Go through the entries and count the lines with the string "diagram" in them. Give only that number.

(Extracted data)
* * * *
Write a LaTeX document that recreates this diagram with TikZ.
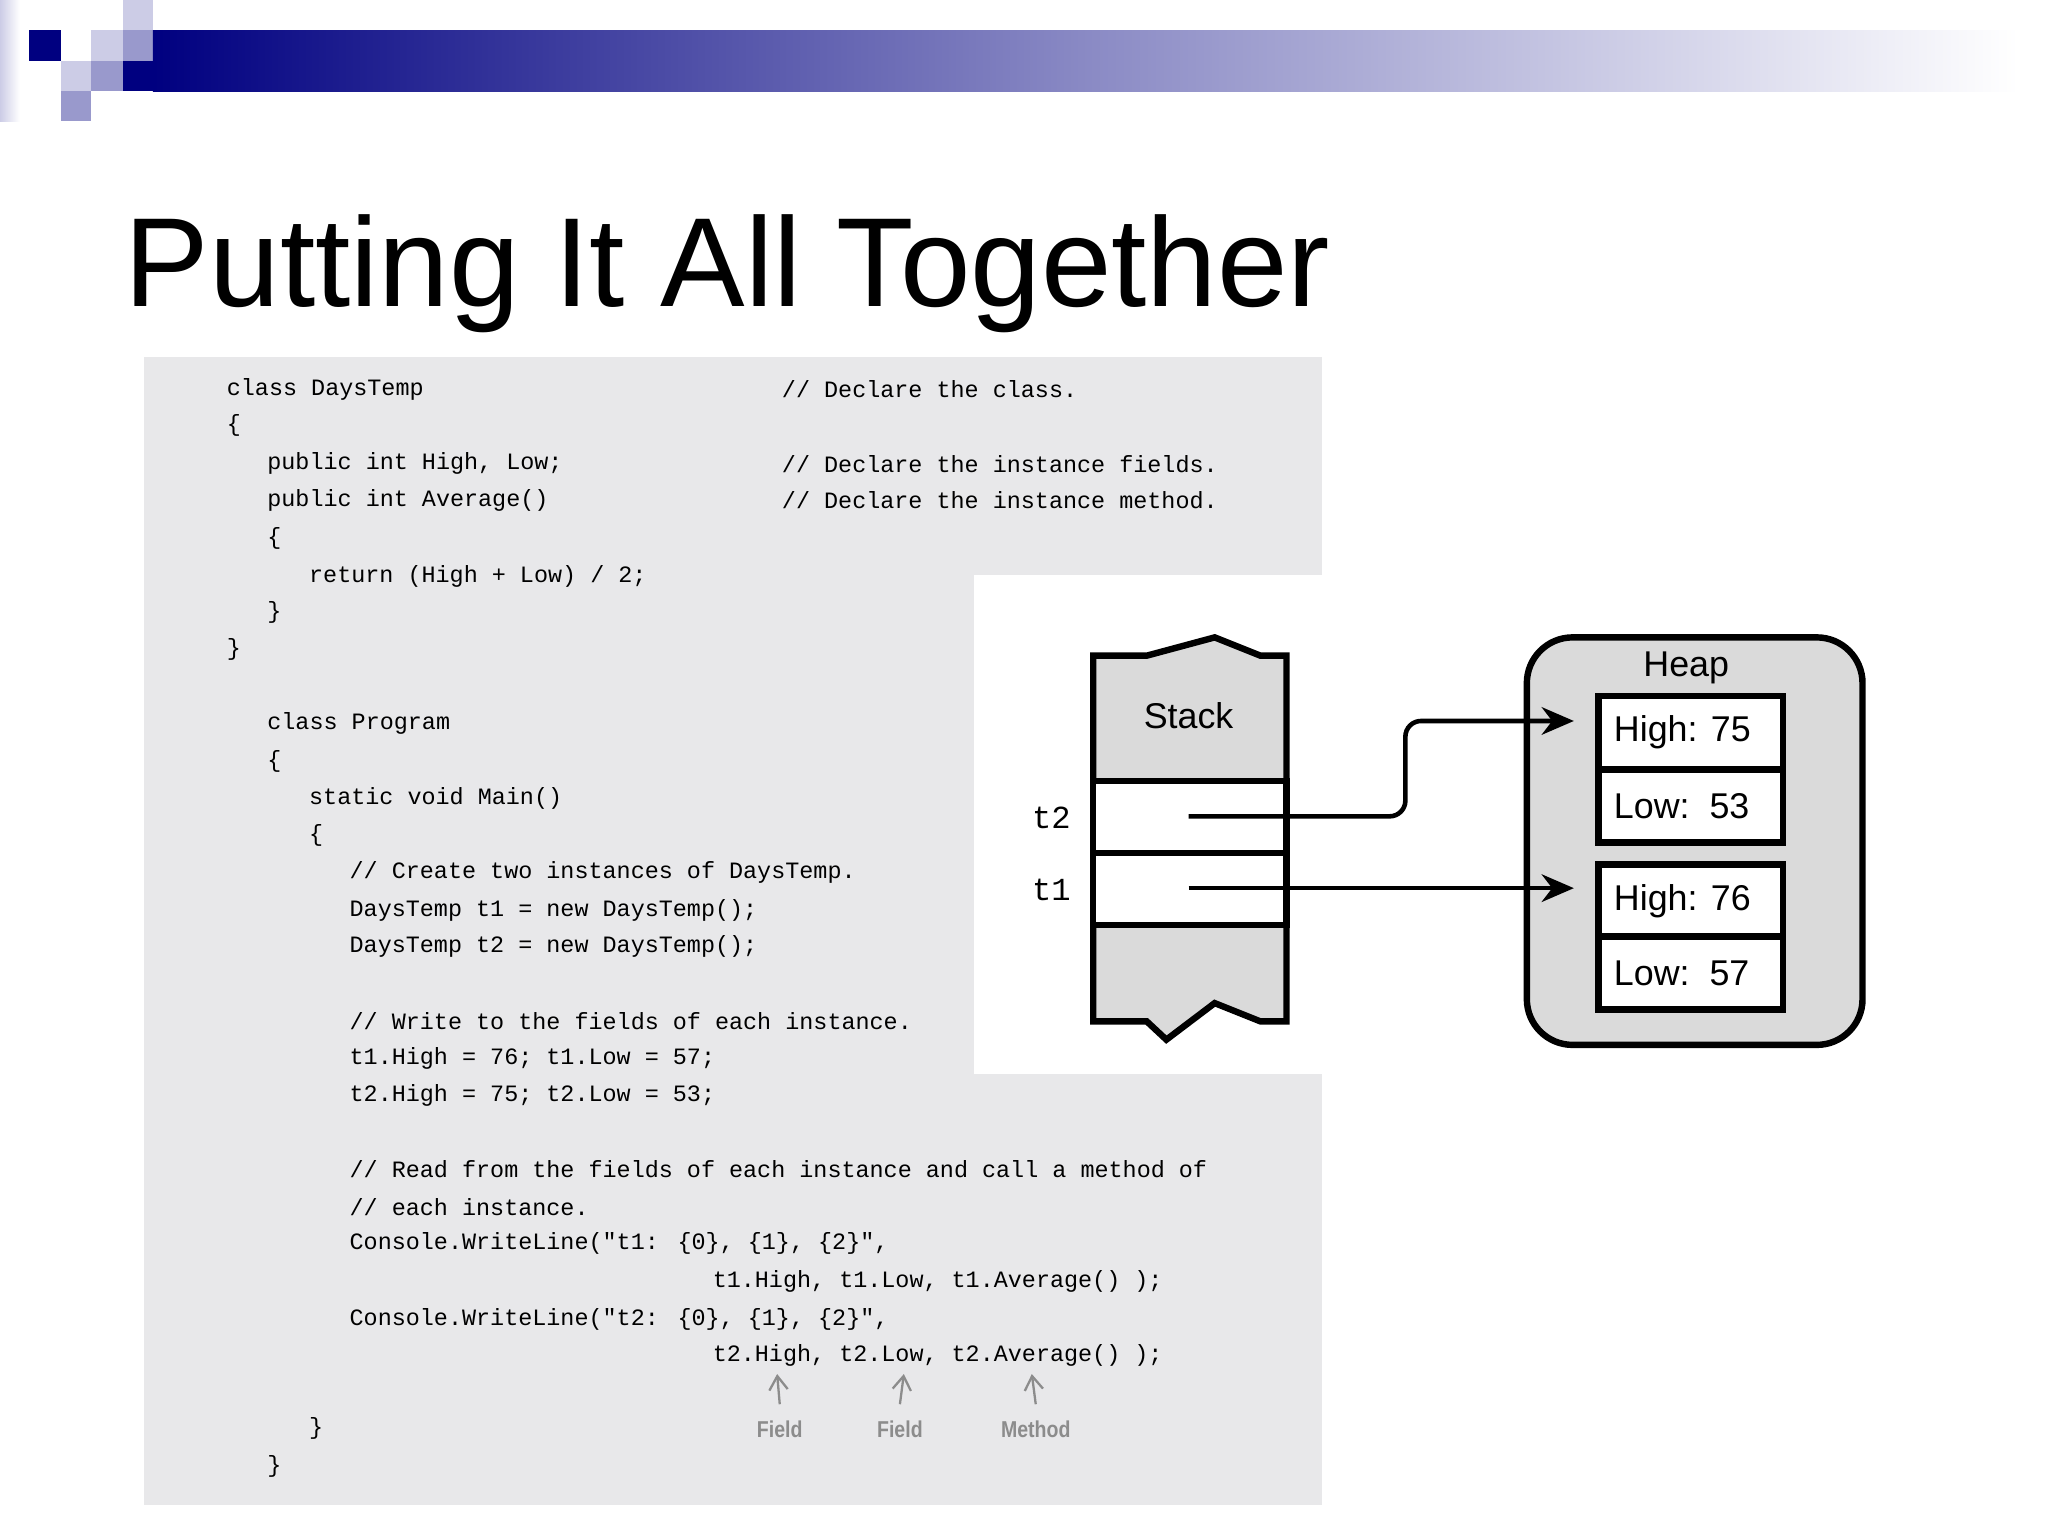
* * * *
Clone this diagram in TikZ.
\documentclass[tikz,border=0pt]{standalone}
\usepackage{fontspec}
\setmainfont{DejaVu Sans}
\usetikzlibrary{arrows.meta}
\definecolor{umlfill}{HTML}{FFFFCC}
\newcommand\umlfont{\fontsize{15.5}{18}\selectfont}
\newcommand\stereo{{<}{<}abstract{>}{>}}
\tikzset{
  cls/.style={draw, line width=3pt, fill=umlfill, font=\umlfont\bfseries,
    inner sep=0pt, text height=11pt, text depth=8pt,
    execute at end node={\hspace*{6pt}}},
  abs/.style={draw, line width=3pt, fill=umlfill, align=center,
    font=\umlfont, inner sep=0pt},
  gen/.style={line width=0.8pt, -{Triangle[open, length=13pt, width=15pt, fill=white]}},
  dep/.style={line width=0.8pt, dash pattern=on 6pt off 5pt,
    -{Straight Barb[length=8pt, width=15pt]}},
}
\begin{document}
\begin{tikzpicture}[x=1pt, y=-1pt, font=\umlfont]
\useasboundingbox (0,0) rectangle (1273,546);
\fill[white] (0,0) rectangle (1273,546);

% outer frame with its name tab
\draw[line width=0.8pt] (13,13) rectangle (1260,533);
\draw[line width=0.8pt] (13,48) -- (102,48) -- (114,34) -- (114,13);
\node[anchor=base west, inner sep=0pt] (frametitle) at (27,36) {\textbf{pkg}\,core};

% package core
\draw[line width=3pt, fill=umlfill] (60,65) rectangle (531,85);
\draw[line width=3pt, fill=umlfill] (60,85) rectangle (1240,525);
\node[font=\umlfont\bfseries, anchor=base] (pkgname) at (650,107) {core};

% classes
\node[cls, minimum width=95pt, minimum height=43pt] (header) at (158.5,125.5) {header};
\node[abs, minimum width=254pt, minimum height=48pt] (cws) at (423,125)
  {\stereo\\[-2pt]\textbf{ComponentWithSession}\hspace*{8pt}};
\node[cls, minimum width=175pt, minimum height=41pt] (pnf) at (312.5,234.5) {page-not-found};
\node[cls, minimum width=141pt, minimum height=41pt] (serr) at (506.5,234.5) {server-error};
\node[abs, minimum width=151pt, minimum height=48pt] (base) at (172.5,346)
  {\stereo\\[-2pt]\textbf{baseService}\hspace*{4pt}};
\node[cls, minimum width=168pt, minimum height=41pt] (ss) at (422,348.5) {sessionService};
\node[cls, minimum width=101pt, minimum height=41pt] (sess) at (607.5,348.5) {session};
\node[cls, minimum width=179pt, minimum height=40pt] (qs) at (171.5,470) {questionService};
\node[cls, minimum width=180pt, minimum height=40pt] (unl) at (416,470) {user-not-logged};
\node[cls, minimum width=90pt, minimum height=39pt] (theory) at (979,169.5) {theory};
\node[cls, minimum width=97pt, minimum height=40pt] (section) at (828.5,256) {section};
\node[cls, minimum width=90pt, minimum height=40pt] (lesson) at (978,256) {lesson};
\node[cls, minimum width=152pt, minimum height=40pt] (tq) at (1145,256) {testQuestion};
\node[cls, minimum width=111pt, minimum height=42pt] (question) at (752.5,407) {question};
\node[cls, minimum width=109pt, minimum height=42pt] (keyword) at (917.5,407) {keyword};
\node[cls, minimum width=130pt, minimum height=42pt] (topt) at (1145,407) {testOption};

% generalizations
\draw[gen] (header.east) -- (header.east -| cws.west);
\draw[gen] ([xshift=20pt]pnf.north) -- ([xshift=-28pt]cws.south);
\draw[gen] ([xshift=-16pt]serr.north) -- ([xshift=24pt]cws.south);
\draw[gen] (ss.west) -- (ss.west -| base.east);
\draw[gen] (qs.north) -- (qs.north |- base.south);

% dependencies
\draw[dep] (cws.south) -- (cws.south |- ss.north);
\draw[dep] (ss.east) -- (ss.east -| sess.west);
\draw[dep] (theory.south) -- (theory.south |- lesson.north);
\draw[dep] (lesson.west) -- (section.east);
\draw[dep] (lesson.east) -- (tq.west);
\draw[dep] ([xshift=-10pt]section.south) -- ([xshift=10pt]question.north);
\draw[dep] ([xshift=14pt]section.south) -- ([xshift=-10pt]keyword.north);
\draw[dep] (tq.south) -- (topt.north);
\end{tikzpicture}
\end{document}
* * * *
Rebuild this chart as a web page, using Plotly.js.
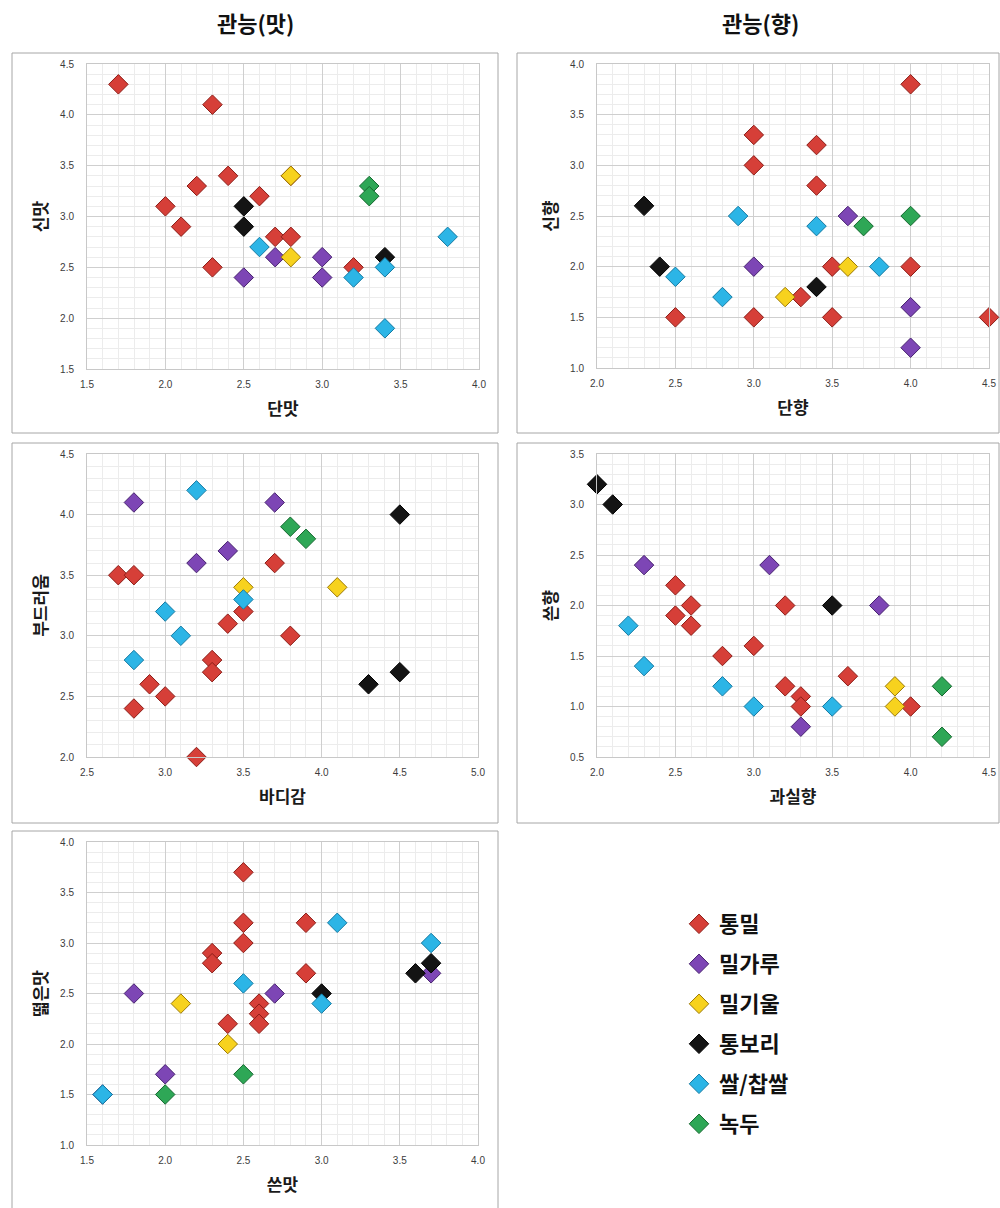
* * * *
(Exercise solution)
2